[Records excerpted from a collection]
┄┄┄┄┄┄

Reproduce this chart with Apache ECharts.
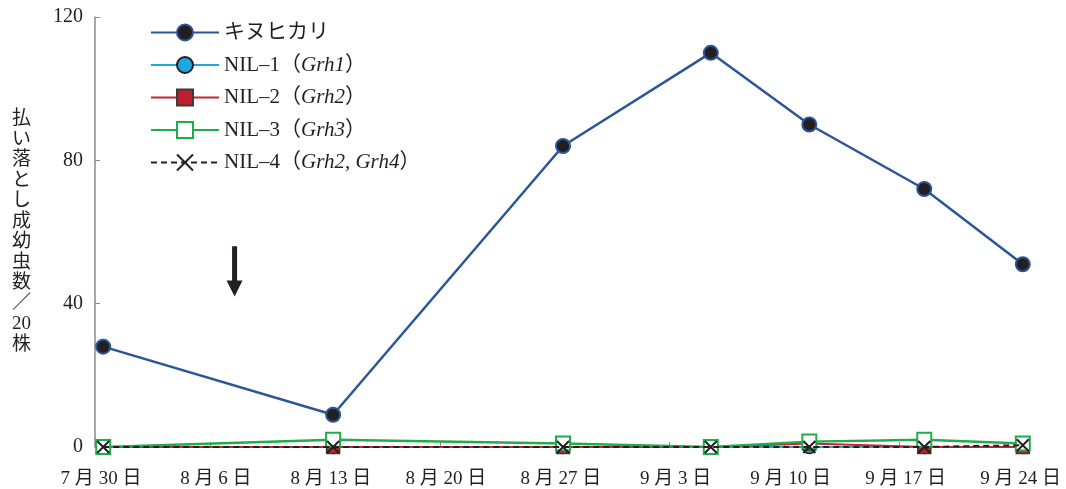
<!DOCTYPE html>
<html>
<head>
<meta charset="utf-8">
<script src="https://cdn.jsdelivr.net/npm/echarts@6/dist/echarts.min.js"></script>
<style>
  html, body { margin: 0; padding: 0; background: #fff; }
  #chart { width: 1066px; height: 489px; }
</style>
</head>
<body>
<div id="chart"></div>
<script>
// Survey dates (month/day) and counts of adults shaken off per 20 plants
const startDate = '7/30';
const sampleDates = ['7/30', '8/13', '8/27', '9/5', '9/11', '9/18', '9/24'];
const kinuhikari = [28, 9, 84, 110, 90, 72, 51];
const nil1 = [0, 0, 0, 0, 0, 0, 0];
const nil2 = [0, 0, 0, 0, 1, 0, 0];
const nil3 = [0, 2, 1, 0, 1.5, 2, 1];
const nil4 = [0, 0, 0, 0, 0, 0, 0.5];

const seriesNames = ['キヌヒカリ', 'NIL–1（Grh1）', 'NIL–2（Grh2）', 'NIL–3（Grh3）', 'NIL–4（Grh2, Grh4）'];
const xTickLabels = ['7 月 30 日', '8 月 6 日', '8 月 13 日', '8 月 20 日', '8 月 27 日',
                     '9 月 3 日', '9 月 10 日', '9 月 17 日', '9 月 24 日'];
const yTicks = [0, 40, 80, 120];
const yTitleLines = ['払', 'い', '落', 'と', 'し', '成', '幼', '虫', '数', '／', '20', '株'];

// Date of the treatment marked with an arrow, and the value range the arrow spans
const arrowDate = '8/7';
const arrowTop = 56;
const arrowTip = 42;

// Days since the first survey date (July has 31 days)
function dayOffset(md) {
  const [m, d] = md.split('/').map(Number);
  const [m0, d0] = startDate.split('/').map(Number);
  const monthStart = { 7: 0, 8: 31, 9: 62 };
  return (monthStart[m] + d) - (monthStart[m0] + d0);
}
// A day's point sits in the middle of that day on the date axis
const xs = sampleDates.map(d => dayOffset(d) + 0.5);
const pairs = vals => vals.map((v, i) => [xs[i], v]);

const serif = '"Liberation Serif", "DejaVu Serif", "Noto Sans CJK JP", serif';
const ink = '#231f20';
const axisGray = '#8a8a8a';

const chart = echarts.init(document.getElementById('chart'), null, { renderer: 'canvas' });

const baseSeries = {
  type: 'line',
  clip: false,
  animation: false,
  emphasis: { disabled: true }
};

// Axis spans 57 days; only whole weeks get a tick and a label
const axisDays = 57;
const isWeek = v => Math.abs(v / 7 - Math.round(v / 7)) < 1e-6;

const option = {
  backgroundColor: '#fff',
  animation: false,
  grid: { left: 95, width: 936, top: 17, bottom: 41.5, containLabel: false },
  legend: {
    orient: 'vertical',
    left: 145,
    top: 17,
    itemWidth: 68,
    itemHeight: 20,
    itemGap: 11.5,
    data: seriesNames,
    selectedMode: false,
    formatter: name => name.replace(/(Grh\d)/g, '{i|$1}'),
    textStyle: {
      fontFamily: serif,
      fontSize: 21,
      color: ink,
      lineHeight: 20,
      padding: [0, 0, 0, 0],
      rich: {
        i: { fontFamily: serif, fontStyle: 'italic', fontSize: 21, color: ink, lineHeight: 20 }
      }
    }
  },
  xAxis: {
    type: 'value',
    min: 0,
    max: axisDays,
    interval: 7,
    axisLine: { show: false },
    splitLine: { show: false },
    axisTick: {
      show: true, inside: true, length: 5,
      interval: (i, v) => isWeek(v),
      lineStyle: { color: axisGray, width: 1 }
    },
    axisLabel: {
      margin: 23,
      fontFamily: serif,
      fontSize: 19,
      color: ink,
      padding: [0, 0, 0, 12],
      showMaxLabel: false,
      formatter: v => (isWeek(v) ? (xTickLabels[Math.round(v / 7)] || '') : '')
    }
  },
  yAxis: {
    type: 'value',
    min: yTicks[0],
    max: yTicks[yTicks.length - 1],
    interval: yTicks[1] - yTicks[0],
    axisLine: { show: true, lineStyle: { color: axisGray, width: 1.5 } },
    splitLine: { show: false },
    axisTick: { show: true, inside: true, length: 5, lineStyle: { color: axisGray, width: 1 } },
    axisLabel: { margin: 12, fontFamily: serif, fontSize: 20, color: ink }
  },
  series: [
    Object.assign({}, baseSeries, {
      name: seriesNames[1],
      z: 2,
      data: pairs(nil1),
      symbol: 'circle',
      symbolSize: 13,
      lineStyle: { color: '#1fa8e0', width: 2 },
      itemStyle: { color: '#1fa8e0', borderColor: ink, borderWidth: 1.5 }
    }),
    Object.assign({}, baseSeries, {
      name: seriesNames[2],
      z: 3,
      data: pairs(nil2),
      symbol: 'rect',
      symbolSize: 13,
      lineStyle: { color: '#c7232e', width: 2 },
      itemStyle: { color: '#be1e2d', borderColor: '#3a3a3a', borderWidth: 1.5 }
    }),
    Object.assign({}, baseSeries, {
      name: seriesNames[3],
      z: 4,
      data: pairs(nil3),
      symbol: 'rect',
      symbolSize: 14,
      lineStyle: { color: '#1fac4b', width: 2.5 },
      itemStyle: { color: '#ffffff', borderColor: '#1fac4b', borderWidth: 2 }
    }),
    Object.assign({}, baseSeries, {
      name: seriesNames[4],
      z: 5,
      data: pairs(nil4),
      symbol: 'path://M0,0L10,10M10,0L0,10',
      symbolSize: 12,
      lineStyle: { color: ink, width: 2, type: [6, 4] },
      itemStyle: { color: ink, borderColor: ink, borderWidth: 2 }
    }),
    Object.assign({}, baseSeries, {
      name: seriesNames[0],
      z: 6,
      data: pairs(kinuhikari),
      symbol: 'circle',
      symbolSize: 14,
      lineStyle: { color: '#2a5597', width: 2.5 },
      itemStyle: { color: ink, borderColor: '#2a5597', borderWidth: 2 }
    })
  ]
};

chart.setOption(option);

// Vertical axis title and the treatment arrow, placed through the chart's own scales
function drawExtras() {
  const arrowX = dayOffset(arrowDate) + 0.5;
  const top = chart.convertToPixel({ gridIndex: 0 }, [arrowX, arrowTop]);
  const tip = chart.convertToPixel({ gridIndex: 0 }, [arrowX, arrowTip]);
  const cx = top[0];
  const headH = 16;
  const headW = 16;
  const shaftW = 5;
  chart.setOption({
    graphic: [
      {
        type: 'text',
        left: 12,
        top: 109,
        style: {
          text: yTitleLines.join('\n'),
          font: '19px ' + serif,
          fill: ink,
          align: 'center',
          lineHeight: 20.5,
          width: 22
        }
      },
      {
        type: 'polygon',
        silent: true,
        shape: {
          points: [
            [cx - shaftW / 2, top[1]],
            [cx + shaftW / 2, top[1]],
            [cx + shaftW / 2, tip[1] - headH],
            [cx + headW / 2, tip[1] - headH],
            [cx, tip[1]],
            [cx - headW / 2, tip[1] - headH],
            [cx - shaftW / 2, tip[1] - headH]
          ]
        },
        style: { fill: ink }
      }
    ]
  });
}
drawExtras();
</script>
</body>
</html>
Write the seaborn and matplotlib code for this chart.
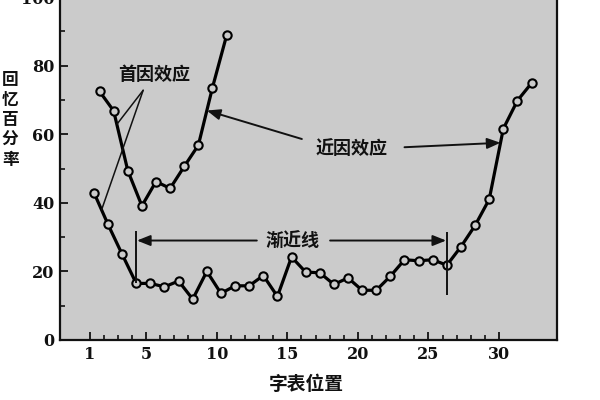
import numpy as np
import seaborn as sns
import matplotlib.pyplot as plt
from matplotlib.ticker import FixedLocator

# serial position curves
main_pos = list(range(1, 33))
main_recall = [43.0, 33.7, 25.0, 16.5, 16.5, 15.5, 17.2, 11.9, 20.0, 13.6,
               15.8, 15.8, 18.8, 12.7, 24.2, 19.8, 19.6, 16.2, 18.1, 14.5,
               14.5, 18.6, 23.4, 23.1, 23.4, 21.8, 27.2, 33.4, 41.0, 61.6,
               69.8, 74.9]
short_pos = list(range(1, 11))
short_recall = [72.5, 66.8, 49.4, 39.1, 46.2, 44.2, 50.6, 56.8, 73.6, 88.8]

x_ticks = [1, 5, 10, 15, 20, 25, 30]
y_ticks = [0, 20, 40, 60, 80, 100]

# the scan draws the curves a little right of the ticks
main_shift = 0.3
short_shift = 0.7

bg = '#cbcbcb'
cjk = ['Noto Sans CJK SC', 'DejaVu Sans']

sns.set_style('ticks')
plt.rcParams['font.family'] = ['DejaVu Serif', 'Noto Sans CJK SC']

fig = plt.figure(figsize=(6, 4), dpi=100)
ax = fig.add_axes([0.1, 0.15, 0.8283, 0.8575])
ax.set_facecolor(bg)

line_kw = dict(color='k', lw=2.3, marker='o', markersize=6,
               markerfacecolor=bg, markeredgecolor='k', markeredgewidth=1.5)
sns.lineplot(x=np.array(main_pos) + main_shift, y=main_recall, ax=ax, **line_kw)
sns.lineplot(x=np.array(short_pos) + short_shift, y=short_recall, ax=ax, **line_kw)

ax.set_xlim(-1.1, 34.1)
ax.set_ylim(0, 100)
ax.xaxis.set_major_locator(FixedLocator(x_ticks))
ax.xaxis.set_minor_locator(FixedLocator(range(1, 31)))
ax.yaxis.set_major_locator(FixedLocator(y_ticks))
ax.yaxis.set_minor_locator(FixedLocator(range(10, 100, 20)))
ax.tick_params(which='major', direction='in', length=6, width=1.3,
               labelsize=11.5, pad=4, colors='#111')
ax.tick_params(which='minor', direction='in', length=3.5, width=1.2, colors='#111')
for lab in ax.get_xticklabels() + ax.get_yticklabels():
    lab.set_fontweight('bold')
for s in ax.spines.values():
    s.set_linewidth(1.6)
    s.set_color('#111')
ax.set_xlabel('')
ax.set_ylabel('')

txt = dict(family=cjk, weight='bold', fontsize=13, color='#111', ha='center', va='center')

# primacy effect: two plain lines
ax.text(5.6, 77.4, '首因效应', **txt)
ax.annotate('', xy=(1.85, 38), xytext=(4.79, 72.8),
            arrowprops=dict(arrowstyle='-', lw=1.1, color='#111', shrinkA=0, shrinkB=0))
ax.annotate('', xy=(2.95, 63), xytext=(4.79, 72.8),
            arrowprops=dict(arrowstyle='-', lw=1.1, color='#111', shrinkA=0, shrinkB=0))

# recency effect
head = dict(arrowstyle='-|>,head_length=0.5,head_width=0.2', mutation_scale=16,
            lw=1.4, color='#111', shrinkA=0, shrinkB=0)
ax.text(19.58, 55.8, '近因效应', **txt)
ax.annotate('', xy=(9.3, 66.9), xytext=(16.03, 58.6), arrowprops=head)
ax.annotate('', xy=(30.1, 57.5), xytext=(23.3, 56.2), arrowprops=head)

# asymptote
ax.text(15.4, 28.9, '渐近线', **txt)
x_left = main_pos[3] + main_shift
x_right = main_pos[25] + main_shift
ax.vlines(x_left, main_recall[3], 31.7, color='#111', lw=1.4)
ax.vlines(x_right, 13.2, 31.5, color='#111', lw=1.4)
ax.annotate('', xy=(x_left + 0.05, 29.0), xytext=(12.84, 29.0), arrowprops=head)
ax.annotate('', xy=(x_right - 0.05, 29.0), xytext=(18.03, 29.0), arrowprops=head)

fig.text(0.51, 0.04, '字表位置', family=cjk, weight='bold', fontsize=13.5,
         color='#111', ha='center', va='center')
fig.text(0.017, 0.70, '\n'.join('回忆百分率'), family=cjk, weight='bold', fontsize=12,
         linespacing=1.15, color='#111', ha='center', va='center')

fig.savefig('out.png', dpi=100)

┄┄┄┄┄┄

Aim
Write out each line of the listing above, exactly, from its first line to the line holding "const arrowTip = 42;", inclusive. Skip the pictures.

Result for this exercise
Reproduce this chart with Apache ECharts.
<!DOCTYPE html>
<html>
<head>
<meta charset="utf-8">
<script src="https://cdn.jsdelivr.net/npm/echarts@6/dist/echarts.min.js"></script>
<style>
  html, body { margin: 0; padding: 0; background: #fff; }
  #chart { width: 1066px; height: 489px; }
</style>
</head>
<body>
<div id="chart"></div>
<script>
// Survey dates (month/day) and counts of adults shaken off per 20 plants
const startDate = '7/30';
const sampleDates = ['7/30', '8/13', '8/27', '9/5', '9/11', '9/18', '9/24'];
const kinuhikari = [28, 9, 84, 110, 90, 72, 51];
const nil1 = [0, 0, 0, 0, 0, 0, 0];
const nil2 = [0, 0, 0, 0, 1, 0, 0];
const nil3 = [0, 2, 1, 0, 1.5, 2, 1];
const nil4 = [0, 0, 0, 0, 0, 0, 0.5];

const seriesNames = ['キヌヒカリ', 'NIL–1（Grh1）', 'NIL–2（Grh2）', 'NIL–3（Grh3）', 'NIL–4（Grh2, Grh4）'];
const xTickLabels = ['7 月 30 日', '8 月 6 日', '8 月 13 日', '8 月 20 日', '8 月 27 日',
                     '9 月 3 日', '9 月 10 日', '9 月 17 日', '9 月 24 日'];
const yTicks = [0, 40, 80, 120];
const yTitleLines = ['払', 'い', '落', 'と', 'し', '成', '幼', '虫', '数', '／', '20', '株'];

// Date of the treatment marked with an arrow, and the value range the arrow spans
const arrowDate = '8/7';
const arrowTop = 56;
const arrowTip = 42;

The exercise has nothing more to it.